Many restaurant locations are in low-income and higher crime communities, serving from behind bulletproof glass, especially at night. Some locations have added Middle Eastern dishes such as kebabs with rice to their menus, but Kennedy's and Crown's specialties are the deep-fried chicken, described as "not too dry or too soggy". Chicken and food are quite often ordered a la carte. Not all dishes are available for takeout and delivery. Menus are usually posted on the walls with photographs.

Due to the tendency of these restaurants to appear in socioeconomically challenged locations, Kennedy, Crown, and New York Fried Chicken are sometimes referred to disparagingly as "ghetto chicken".

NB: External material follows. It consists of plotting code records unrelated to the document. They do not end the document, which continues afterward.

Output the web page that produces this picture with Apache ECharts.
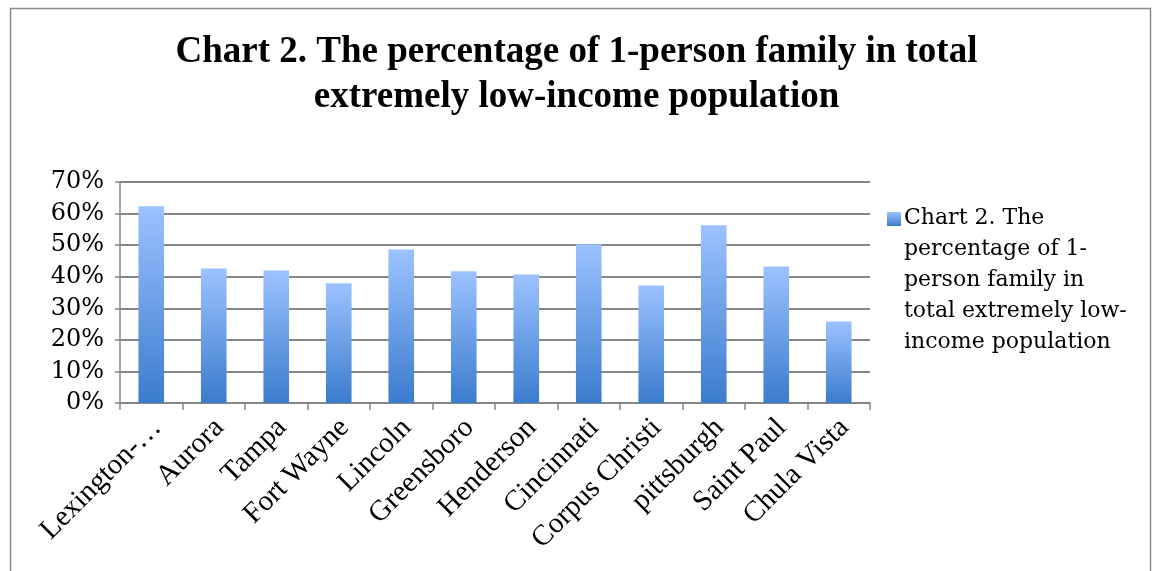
<!DOCTYPE html>
<html><head><meta charset="utf-8">
<script src="https://cdn.jsdelivr.net/npm/echarts@6/dist/echarts.min.js"></script>
<style>html,body{margin:0;padding:0;background:#fff}#c{width:1153px;height:571px}</style>
</head><body><div id="c"></div>
<script>
const categories = ["Lexington-…","Aurora","Tampa","Fort Wayne","Lincoln","Greensboro","Henderson","Cincinnati","Corpus Christi","pittsburgh","Saint Paul","Chula Vista"];
const values = [62.3, 42.6, 42.0, 37.9, 48.6, 41.7, 40.7, 50.3, 37.2, 56.3, 43.2, 25.8];
const seriesName = "Chart 2. The percentage of 1-person family in total extremely low-income population";
const legendLines = ["Chart 2. The","percentage of 1-","person family in","total extremely low-","income population"];
const titleText = "Chart 2. The percentage of 1-person family in total\nextremely low-income population";

const chart = echarts.init(document.getElementById('c'));
const grad = () => new echarts.graphic.LinearGradient(0,0,0,1,[{offset:0,color:'#9cc2ff'},{offset:1,color:'#3b7ccd'}]);
chart.setOption({
  animation:false,
  title:{text:titleText,left:'center',top:25,textStyle:{fontFamily:'Liberation Serif',fontWeight:'bold',fontSize:37,lineHeight:45,color:'#000'}},
  grid:{left:120,right:283,top:182,bottom:168},
  xAxis:{type:'category',data:categories,boundaryGap:true,
    axisLine:{lineStyle:{color:'#868686',width:1.5}},
    axisTick:{show:true,length:7,lineStyle:{color:'#868686',width:1.5}},
    axisLabel:{rotate:45,fontFamily:'Liberation Serif',fontSize:29,color:'#000',margin:26,interval:0,padding:[0,-8,0,0]}},
  yAxis:{type:'value',min:0,max:70,interval:10,
    axisLine:{show:true,lineStyle:{color:'#868686',width:1.5}},
    axisTick:{show:true,length:5,lineStyle:{color:'#868686',width:1.5}},
    splitLine:{lineStyle:{color:'#868686',width:1.8}},
    axisLabel:{formatter:'{value}%',fontFamily:'DejaVu Serif',fontSize:24,color:'#000',margin:16}},
  series:[{name:seriesName,type:'bar',data:values,barWidth:'41%',itemStyle:{color:grad()}}],
  graphic:[
    {type:'rect',left:8,top:6,shape:{width:1140,height:600},style:{fill:'none',stroke:'#8a8a8a',lineWidth:1.5},silent:true},
    {type:'rect',left:887,top:212,shape:{width:14,height:14},style:{fill:grad()}},
    {type:'text',left:904,top:203,style:{text:legendLines.join('\n'),fontFamily:'DejaVu Serif',fontSize:22,lineHeight:31,fill:'#000'}}
  ]
});
</script></body></html>
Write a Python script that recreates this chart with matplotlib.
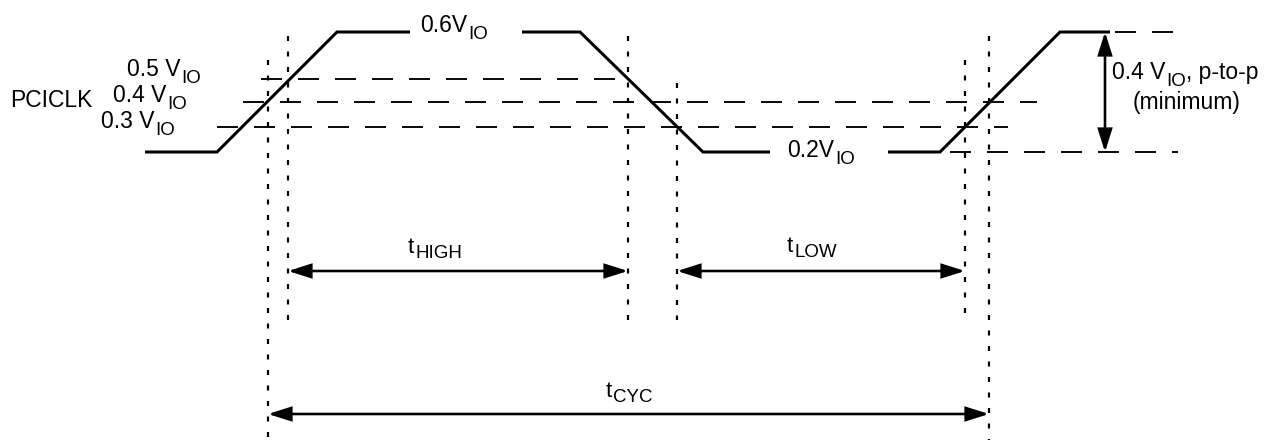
import matplotlib
matplotlib.use('Agg')
import matplotlib.pyplot as plt
from matplotlib.patches import FancyArrowPatch

plt.rcParams['font.family'] = ['Liberation Sans', 'DejaVu Sans']
plt.rcParams['lines.scale_dashes'] = False

W, H = 1265, 440
DPI = 100
PX = 72.0 / DPI  # points per pixel

# ---------------- data (pixel coordinates, y grows downward) ----------------
wave_segments_x = [[145, 217, 337, 410], [522, 580, 703, 770], [888, 940, 1060, 1110]]
wave_segments_y = [[152, 152, 32, 32], [32, 32, 152, 152], [152, 152, 32, 32]]

ref_levels_y = [32, 79, 102, 127, 152]
ref_levels_x0 = [1115, 261, 243, 217, 950]
ref_levels_x1 = [1178, 630, 1037, 1008, 1178]

guide_x = [268, 288, 628, 677, 965, 989]
guide_y0 = [60, 36, 36, 83, 60, 36]
guide_y1 = [440, 320, 320, 320, 320, 440]

span_x0 = [288, 677, 268]
span_x1 = [628, 965, 989]
span_y = [271, 271, 414]
span_names = ['HIGH', 'LOW', 'CYC']
span_label_x = [408, 787, 606]
span_label_y = [253, 252, 397]

swing_x = 1105
swing_y0, swing_y1 = 32, 152

level_labels = [('0.5 V', 'IO', ''), ('0.4 V', 'IO', ''), ('0.3 V', 'IO', ''),
                ('0.6V', 'IO', ''), ('0.2V', 'IO', ''), ('0.4 V', 'IO', ', p-to-p')]
level_label_x = [127, 113, 101, 420, 787, 1112]
level_label_y = [76, 102, 128, 32, 157, 79]

# ---------------- figure ----------------
fig = plt.figure(figsize=(W / DPI, H / DPI), dpi=DPI)
ax = fig.add_axes([0, 0, 1, 1])
ax.set_xlim(0, W)
ax.set_ylim(H, 0)
ax.axis('off')

MAIN = 16.5
SUB = 13.5

# dashed reference levels
for y, x0, x1 in zip(ref_levels_y, ref_levels_x0, ref_levels_x1):
    ax.plot([x0, x1], [y, y], color='black', lw=1.9 * PX,
            linestyle=(0, (21 * PX, 16 * PX)), solid_capstyle='butt', dash_capstyle='butt')

# dotted timing guides
for x, y0, y1 in zip(guide_x, guide_y0, guide_y1):
    ax.plot([x, x], [y0, y1], color='black', lw=2.2 * PX,
            linestyle=(0, (5 * PX, 10.5 * PX)), dash_capstyle='butt')

# waveform
for xs, ys in zip(wave_segments_x, wave_segments_y):
    ax.plot(xs, ys, color='black', lw=3.0 * PX, solid_joinstyle='miter',
            solid_capstyle='butt', zorder=5)


def darrow(p0, p1):
    a = FancyArrowPatch(p0, p1,
                        arrowstyle='<|-|>,head_length=%f,head_width=%f' % (19 * PX, 6 * PX),
                        mutation_scale=1, lw=2.6 * PX, color='black',
                        shrinkA=0, shrinkB=0, zorder=6, joinstyle='miter')
    ax.add_patch(a)


for x0, x1, y in zip(span_x0, span_x1, span_y):
    darrow((x0, y), (x1, y))
darrow((swing_x, swing_y0), (swing_x, swing_y1))

renderer = fig.canvas.get_renderer()


def rich(x, y, main, sub, tail='', size=MAIN, subsize=SUB, drop=6):
    t = ax.text(x, y, main, fontsize=size, ha='left', va='baseline')
    w = t.get_window_extent(renderer).width
    s = ax.text(x + w + 1, y + drop, sub, fontsize=subsize, ha='left', va='baseline')
    if tail:
        w2 = s.get_window_extent(renderer).width
        ax.text(x + w + 1 + w2, y, tail, fontsize=size, ha='left', va='baseline')


ax.text(10, 107, 'PCICLK', fontsize=MAIN, ha='left', va='baseline')
for (m, sb, tl), x, y in zip(level_labels, level_label_x, level_label_y):
    rich(x, y, m, sb, tl, drop=7)
ax.text(1187, 109, '(minimum)', fontsize=MAIN, ha='center', va='baseline')

for name, x, y in zip(span_names, span_label_x, span_label_y):
    rich(x, y, 't', name, size=16, subsize=13.5, drop=5)

fig.savefig('out.png', dpi=DPI)
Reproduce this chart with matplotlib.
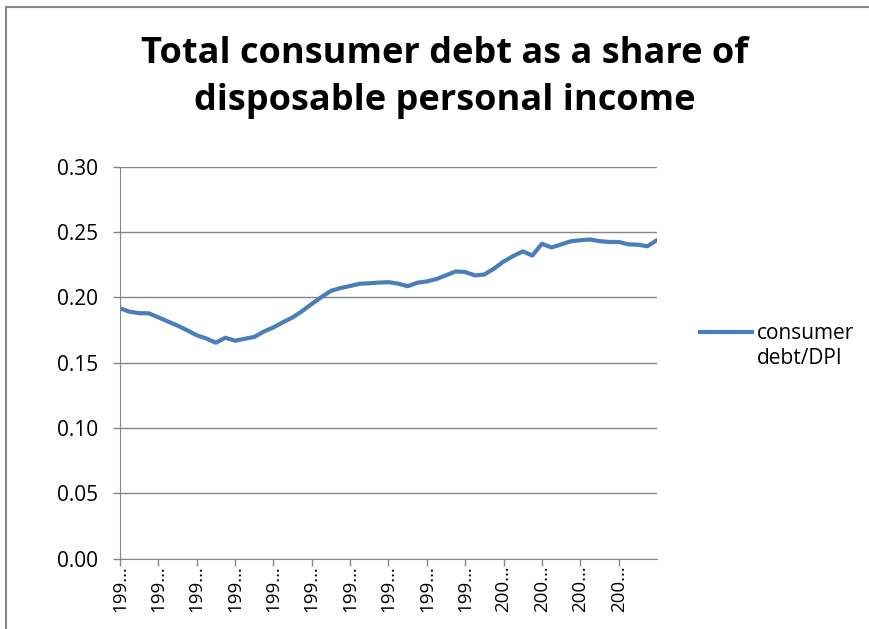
import matplotlib
matplotlib.use("Agg")
import matplotlib.pyplot as plt
from matplotlib.lines import Line2D

# quarterly ratio of consumer debt to disposable personal income, 1990Q1 onwards
ratio = [0.1916, 0.1890, 0.1879, 0.1878, 0.1847, 0.1815, 0.1784, 0.1748,
         0.1710, 0.1685, 0.1653, 0.1691, 0.1668, 0.1683, 0.1697, 0.1738,
         0.1770, 0.1810, 0.1846, 0.1895, 0.1950, 0.2002, 0.2050, 0.2071,
         0.2087, 0.2104, 0.2108, 0.2113, 0.2116, 0.2105, 0.2085, 0.2112,
         0.2122, 0.2140, 0.2169, 0.2198, 0.2194, 0.2168, 0.2175, 0.2220,
         0.2274, 0.2316, 0.2352, 0.2320, 0.2410, 0.2382, 0.2405, 0.2429,
         0.2437, 0.2443, 0.2430, 0.2424, 0.2424, 0.2406, 0.2403, 0.2391,
         0.2439]
tick_labels = ["199…"] * 10 + ["200…"] * 4
y_ticks = [0.00, 0.05, 0.10, 0.15, 0.20, 0.25, 0.30]
series_name = "consumer\ndebt/DPI"

plt.rcParams['font.family'] = ['Open Sans', 'DejaVu Sans']

fig = plt.figure(figsize=(8.7, 6.29), dpi=100)
ax = fig.add_axes([0.1379, 0.1118, 0.6173, 0.6232])

line_color = '#4a7ebb'
x = list(range(len(ratio)))
ax.plot(x, ratio, color=line_color, lw=3, solid_joinstyle='round',
        solid_capstyle='round')

ax.set_xlim(0, len(ratio) - 1)
ax.set_ylim(0, 0.30)
ax.set_yticks(y_ticks)
ax.set_yticklabels([f"{v:.2f}" for v in y_ticks])
ax.set_xticks(range(0, 4 * len(tick_labels), 4))
ax.set_xticklabels(tick_labels, rotation=90)
ax.tick_params(axis='both', colors='#868686', labelcolor='black',
               labelsize=15, length=5, width=1)
ax.tick_params(axis='y', pad=11)
ax.tick_params(axis='x', pad=0, labelsize=13.5)

ax.grid(axis='y', color='#868686', lw=1)
ax.set_axisbelow(True)
for side in ['top', 'right']:
    ax.spines[side].set_visible(False)
ax.spines['left'].set_color('#868686')
ax.spines['bottom'].set_color('#868686')

fig.text(0.511, 0.877, "Total consumer debt as a share of\ndisposable personal income",
         ha='center', va='center', fontsize=26, fontweight='bold',
         linespacing=1.42)

# legend, handle level with the first text line as in the original
fig.add_artist(Line2D([700 / 870, 752 / 870], [1 - 332 / 629, 1 - 332 / 629],
                      color=line_color, lw=3))
# multi-line text with baseline alignment sits on the last line's baseline
fig.text(757 / 870, 1 - 364 / 629, series_name, ha='left', va='baseline',
         fontsize=15, linespacing=1.25)

# chart border
fig.add_artist(Line2D([0.007, 1.0], [0.989, 0.989], color='#888888', lw=1.5))
fig.add_artist(Line2D([0.007, 0.007], [0.0, 0.989], color='#888888', lw=1.5))

fig.savefig("out.png", dpi=100)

In 2009 one Kennedy Fried Chicken restaurant in Brooklyn, New York changed its name to "Obama Fried Chicken" in honor of the election of President Barack Obama.

==Legal matters==
The restaurants are traditionally owned and operated mostly by Afghan-Americans but are not formally connected, although their concept, menus and prices are similar. The multitude of owners has caused problems for Kentucky Fried Chicken (KFC) in New York. Since the 1990s Kentucky Fried Chicken has tried to enforce trademark rights against some of the Kennedy Fried Chicken restaurants, many of which used the initials "KFC", and have been known to decorate their restaurants in red and white colors similar to Kentucky Fried Chicken restaurants.

=== Trademark controversy ===
In 2005 Abdul Haye, an Afghan immigrant since 1989 and a resident of Whitestone, Queens in New York City, registered Kennedy Fried Chicken as a trademark. He has been attempting to enforce the trademark against other restaurants with mixed results.